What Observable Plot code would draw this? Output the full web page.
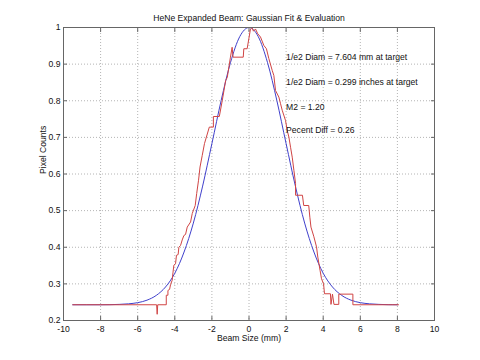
<!DOCTYPE html>
<html><head><meta charset="utf-8">
<script src="https://cdn.jsdelivr.net/npm/d3@7"></script>
<script src="https://cdn.jsdelivr.net/npm/@observablehq/plot@0.6"></script>
<style>body{margin:0;background:#fff}</style>
</head><body><div id="chart"></div>
<script>
const titleText = "HeNe Expanded Beam: Gaussian Fit & Evaluation";
const xLabel = "Beam Size (mm)";
const yLabel = "Pixel Counts";
const xTicks = [-10,-8,-6,-4,-2,0,2,4,6,8,10];
const yTicks = [0.2,0.3,0.4,0.5,0.6,0.7,0.8,0.9,1];

// measured (red step profile)
const redX = [-9.5,-4.98,-4.95,-4.92,-4.46,-4.46,-4.37,-4.37,-4.28,-4.23,-4.14,-4.1,-4.05,-3.96,-3.91,-3.82,-3.78,-3.69,-3.6,-3.51,-3.42,-3.33,-3.15,-3.06,-2.9,-2.82,-2.72,-2.64,-2.52,-2.4,-2.14,-1.92,-1.92,-1.6,-1.44,-1.26,-1.17,-1.0,-0.91,-0.86,-0.31,-0.28,-0.1,-0.01,0.08,0.16,0.24,0.35,0.47,0.62,0.8,0.94,1.07,1.25,1.34,1.43,1.61,1.7,1.79,1.97,2.06,2.15,2.24,2.33,2.42,2.51,2.51,2.88,2.95,3.22,3.28,3.34,3.49,3.64,3.71,3.83,3.91,4.02,4.07,4.39,4.42,4.5,4.58,4.84,4.84,5.6,5.6,8.06];
const redY = [0.243,0.243,0.217,0.243,0.243,0.269,0.269,0.282,0.285,0.298,0.31,0.33,0.351,0.355,0.378,0.38,0.4,0.405,0.42,0.432,0.435,0.455,0.469,0.492,0.514,0.547,0.583,0.619,0.651,0.683,0.728,0.728,0.757,0.757,0.801,0.855,0.864,0.919,0.946,0.919,0.919,0.942,0.942,0.969,0.996,1.0,0.99,0.996,0.983,0.974,0.951,0.942,0.915,0.883,0.869,0.828,0.81,0.792,0.774,0.746,0.719,0.701,0.673,0.646,0.61,0.574,0.542,0.542,0.514,0.514,0.482,0.455,0.43,0.401,0.373,0.337,0.314,0.3,0.273,0.273,0.244,0.272,0.244,0.244,0.272,0.272,0.243,0.243];

// fitted gaussian (blue), read at sample points
const blueX = [-9.5,-8,-7.5,-7,-6.5,-6,-5.5,-5,-4.5,-4,-3.5,-3,-2.5,-2,-1.5,-1,-0.5,0,0.5,1,1.5,2,2.5,3,3.5,4,4.5,5,5.5,6,6.5,7,7.5,8];
const blueY = [0.243,0.243,0.2432,0.244,0.2455,0.2487,0.2555,0.2685,0.2915,0.329,0.387,0.466,0.567,0.683,0.801,0.904,0.975,1.0,0.975,0.904,0.801,0.683,0.567,0.466,0.387,0.329,0.2915,0.2685,0.2555,0.2487,0.2455,0.244,0.2432,0.243];

const notes = ["1/e2 Diam = 7.604 mm at target","1/e2 Diam = 0.299 inches at target","M2 = 1.20","Pecent Diff = 0.26"];
const noteX = [2,2,2,2];
const noteY = [0.92,0.85,0.782,0.72];

const red = redX.map((x,i)=>({x, y: redY[i]}));
const blue = blueX.map((x,i)=>({x, y: blueY[i]}));
const noteRows = notes.map((t,i)=>({t, x: noteX[i], y: noteY[i]}));

const fs = 8.6;
const gridStyle = {stroke: "#b4b4b4", strokeOpacity: 1, strokeDasharray: "1,2"};
const chart = Plot.plot({
  width: 480, height: 360,
  marginLeft: 63, marginRight: 46, marginTop: 27, marginBottom: 40,
  style: {fontFamily: "'Liberation Sans', Arial, Helvetica, sans-serif", fontSize: fs + "px", background: "#fff", color: "#111"},
  x: {domain: [-10, 10], label: null},
  y: {domain: [0.2, 1], label: null},
  marks: [
    Plot.gridX(xTicks.slice(1, -1), gridStyle),
    Plot.gridY(yTicks.slice(1, -1), gridStyle),
    Plot.axisX(xTicks, {anchor: "bottom", tickSize: 0, tickPadding: 5, tickFormat: d => String(d), label: null}),
    Plot.axisY(yTicks, {anchor: "left", tickSize: 0, tickPadding: 3, tickFormat: d => String(d), label: null}),
    Plot.axisX(xTicks, {anchor: "bottom", tickSize: 4, dy: -4, fill: "none", stroke: "#666", label: null}),
    Plot.axisX(xTicks, {anchor: "top", tickSize: 4, dy: 4, fill: "none", stroke: "#666", label: null}),
    Plot.axisY(yTicks, {anchor: "left", tickSize: 4, dx: 4, fill: "none", stroke: "#666", label: null}),
    Plot.axisY(yTicks, {anchor: "right", tickSize: 4, dx: -4, fill: "none", stroke: "#666", label: null}),
    Plot.line(blue, {x: "x", y: "y", stroke: "#4040cc", strokeWidth: 1, curve: "monotone-x", clip: true}),
    Plot.line(red, {x: "x", y: "y", stroke: "#d04444", strokeWidth: 1, clip: true}),
    Plot.frame({stroke: "#666"}),
    Plot.text(noteRows, {x: "x", y: "y", text: "t", textAnchor: "start", lineAnchor: "middle", fontSize: fs, fill: "#111"}),
    Plot.text([titleText], {frameAnchor: "top", dy: -7, lineAnchor: "bottom", fontSize: fs, fill: "#111"}),
    Plot.text([xLabel], {frameAnchor: "bottom", dy: 20, lineAnchor: "bottom", fontSize: fs, fill: "#111"}),
    Plot.text([yLabel], {frameAnchor: "left", dx: -20.5, rotate: -90, fontSize: fs, fill: "#111"})
  ]
});
document.getElementById("chart").append(chart);
</script>
</body></html>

▶ _Problem statement_
Without the pictures, please reproduce each line of the listing above exactly, from the first one through the line bearing "const yTicks = [0.2,0.3,0.4,0.5,0.6,0.7,0.8,0.9,1];".

▶ _Solution to this problem_
What Observable Plot code would draw this? Output the full web page.
<!DOCTYPE html>
<html><head><meta charset="utf-8">
<script src="https://cdn.jsdelivr.net/npm/d3@7"></script>
<script src="https://cdn.jsdelivr.net/npm/@observablehq/plot@0.6"></script>
<style>body{margin:0;background:#fff}</style>
</head><body><div id="chart"></div>
<script>
const titleText = "HeNe Expanded Beam: Gaussian Fit & Evaluation";
const xLabel = "Beam Size (mm)";
const yLabel = "Pixel Counts";
const xTicks = [-10,-8,-6,-4,-2,0,2,4,6,8,10];
const yTicks = [0.2,0.3,0.4,0.5,0.6,0.7,0.8,0.9,1];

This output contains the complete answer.